In 1995, amid a soaring yen, treasurers were encouraged to think long-term.

One currency is soaring, the other is tanking, as a company what do you do? For the moment, nothing. That was the case nearly 20 years ago when, opposite of today, the yen was rising fast and the dollar tanking. But because companies aren’t active currency traders per se, they’re left to plan ahead; and assuredly not get burned by picking tops or bottoms.

In the spring of 1995, companies were witnessing a lofty yen and a dollar was plumbing historic lows. “At first glance, the historic highs for the yen seem to have had little immediate impact on hedging strategies,” International Treasurer wrote in “A Yen for More,” May 1, 1995. “Most companies adjusted their tactics in the first half of 1994—some of them after wrong-siding the market by protecting budget rates of 120-1 30 yen to the dollar against expected greenback appreciation.”

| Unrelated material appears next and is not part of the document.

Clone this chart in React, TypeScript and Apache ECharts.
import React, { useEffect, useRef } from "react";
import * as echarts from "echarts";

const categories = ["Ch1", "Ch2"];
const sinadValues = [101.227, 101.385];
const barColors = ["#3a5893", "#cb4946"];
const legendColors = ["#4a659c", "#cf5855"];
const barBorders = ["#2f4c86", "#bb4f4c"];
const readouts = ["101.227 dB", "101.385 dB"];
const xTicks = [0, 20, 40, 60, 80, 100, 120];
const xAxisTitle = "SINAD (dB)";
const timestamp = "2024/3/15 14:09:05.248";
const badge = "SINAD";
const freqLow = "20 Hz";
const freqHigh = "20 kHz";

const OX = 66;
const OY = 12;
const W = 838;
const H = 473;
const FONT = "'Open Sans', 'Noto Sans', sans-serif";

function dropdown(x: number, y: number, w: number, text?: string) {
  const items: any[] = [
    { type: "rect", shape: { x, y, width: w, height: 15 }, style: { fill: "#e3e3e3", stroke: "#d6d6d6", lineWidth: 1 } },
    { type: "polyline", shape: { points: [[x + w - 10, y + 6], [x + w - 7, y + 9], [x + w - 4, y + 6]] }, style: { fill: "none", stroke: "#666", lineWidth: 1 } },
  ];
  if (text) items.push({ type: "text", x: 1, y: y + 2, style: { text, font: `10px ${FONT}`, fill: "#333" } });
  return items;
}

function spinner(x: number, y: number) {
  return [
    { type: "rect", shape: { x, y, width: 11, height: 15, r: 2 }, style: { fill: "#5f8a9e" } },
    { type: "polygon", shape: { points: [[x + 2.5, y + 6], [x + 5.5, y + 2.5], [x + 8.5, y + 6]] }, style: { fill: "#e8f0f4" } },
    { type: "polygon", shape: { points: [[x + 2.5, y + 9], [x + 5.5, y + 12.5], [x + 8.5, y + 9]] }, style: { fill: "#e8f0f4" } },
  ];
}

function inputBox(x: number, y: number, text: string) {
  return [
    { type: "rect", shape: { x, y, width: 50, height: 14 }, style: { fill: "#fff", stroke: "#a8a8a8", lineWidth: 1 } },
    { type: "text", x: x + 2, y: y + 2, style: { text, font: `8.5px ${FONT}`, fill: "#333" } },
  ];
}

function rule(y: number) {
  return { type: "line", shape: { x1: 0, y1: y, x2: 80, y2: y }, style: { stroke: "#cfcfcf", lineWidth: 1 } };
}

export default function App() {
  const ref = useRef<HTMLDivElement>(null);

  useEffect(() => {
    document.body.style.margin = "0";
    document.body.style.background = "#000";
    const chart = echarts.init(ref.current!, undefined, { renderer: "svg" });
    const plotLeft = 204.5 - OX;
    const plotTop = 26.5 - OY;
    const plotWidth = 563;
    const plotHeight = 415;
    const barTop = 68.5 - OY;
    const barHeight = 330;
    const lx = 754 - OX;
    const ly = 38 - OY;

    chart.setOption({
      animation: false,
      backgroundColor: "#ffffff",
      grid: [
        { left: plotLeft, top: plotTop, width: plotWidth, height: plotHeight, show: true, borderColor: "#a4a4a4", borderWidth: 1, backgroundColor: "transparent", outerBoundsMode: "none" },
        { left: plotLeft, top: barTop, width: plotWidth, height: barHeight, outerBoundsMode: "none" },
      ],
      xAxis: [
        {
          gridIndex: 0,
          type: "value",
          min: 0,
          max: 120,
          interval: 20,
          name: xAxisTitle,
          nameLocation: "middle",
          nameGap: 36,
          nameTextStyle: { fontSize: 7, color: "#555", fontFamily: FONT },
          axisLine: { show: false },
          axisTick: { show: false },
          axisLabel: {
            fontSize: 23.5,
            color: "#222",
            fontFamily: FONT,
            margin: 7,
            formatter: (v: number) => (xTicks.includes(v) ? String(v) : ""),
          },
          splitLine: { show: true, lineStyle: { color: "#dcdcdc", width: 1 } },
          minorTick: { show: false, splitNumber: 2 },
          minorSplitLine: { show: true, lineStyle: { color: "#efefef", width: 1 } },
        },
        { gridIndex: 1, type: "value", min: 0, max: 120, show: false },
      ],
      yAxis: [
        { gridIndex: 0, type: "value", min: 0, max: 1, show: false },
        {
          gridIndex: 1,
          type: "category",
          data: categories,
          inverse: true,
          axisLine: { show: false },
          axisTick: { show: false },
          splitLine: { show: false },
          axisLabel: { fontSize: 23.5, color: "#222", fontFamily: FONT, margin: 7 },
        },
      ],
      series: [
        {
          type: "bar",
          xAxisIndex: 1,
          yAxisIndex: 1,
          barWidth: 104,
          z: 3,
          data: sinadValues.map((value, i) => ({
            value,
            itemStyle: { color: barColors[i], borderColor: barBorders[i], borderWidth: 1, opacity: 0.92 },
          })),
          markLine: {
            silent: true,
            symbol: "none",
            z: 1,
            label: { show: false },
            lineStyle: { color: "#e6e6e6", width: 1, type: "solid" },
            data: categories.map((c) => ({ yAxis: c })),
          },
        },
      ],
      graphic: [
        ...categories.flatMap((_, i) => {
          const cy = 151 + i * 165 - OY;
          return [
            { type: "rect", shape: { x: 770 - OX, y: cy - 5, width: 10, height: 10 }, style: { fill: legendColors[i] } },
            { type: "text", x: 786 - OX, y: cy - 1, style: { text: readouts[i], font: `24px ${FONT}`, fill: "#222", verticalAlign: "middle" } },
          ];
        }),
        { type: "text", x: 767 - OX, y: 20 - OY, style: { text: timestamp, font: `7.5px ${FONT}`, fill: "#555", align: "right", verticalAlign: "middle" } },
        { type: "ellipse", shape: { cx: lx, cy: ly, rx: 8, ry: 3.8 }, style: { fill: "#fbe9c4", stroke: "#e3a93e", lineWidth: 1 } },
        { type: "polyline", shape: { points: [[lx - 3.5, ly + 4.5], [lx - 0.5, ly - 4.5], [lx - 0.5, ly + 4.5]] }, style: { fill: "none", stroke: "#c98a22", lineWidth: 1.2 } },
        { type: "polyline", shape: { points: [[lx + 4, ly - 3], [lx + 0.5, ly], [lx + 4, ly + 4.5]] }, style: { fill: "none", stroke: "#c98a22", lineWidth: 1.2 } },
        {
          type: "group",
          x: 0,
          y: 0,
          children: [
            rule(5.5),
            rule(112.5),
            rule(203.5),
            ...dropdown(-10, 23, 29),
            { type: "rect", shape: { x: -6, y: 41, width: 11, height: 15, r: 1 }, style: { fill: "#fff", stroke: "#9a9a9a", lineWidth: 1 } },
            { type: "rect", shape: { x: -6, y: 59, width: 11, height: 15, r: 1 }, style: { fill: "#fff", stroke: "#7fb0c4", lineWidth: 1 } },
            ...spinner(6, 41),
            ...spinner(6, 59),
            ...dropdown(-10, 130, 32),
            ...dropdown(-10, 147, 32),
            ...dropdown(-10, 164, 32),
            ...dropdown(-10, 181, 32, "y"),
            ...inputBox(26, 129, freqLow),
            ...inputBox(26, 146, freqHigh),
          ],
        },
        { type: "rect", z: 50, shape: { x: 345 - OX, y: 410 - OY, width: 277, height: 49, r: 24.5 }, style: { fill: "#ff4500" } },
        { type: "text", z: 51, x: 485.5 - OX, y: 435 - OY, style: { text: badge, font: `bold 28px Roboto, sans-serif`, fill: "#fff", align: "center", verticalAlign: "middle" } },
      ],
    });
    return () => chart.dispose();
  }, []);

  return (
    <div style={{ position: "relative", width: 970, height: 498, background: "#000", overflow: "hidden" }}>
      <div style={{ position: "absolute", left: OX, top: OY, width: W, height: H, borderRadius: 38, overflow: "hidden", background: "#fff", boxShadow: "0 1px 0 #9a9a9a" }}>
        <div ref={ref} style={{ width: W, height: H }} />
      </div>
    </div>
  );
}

So with really not a lot to do at that moment about the cross, International Treasurer encouraged treasurers to think long-term.

“With yen exchange rate repeatedly breaking historic highs against the US dollar, more companies should start to look beyond simple near-term profits (or losses). Instead, they should look to the longer-term tactical and strategic implications of their long-yen positions.”

Perhaps that’s what treasurers should be thinking about today? That and also the accounting considerations. “Some are still bound by the soon-to-be-overhauled hedge accounting rules” and are wondering about the consequences of hedging out as far they could and still qualify for hedge accounting, International Treasurer wrote.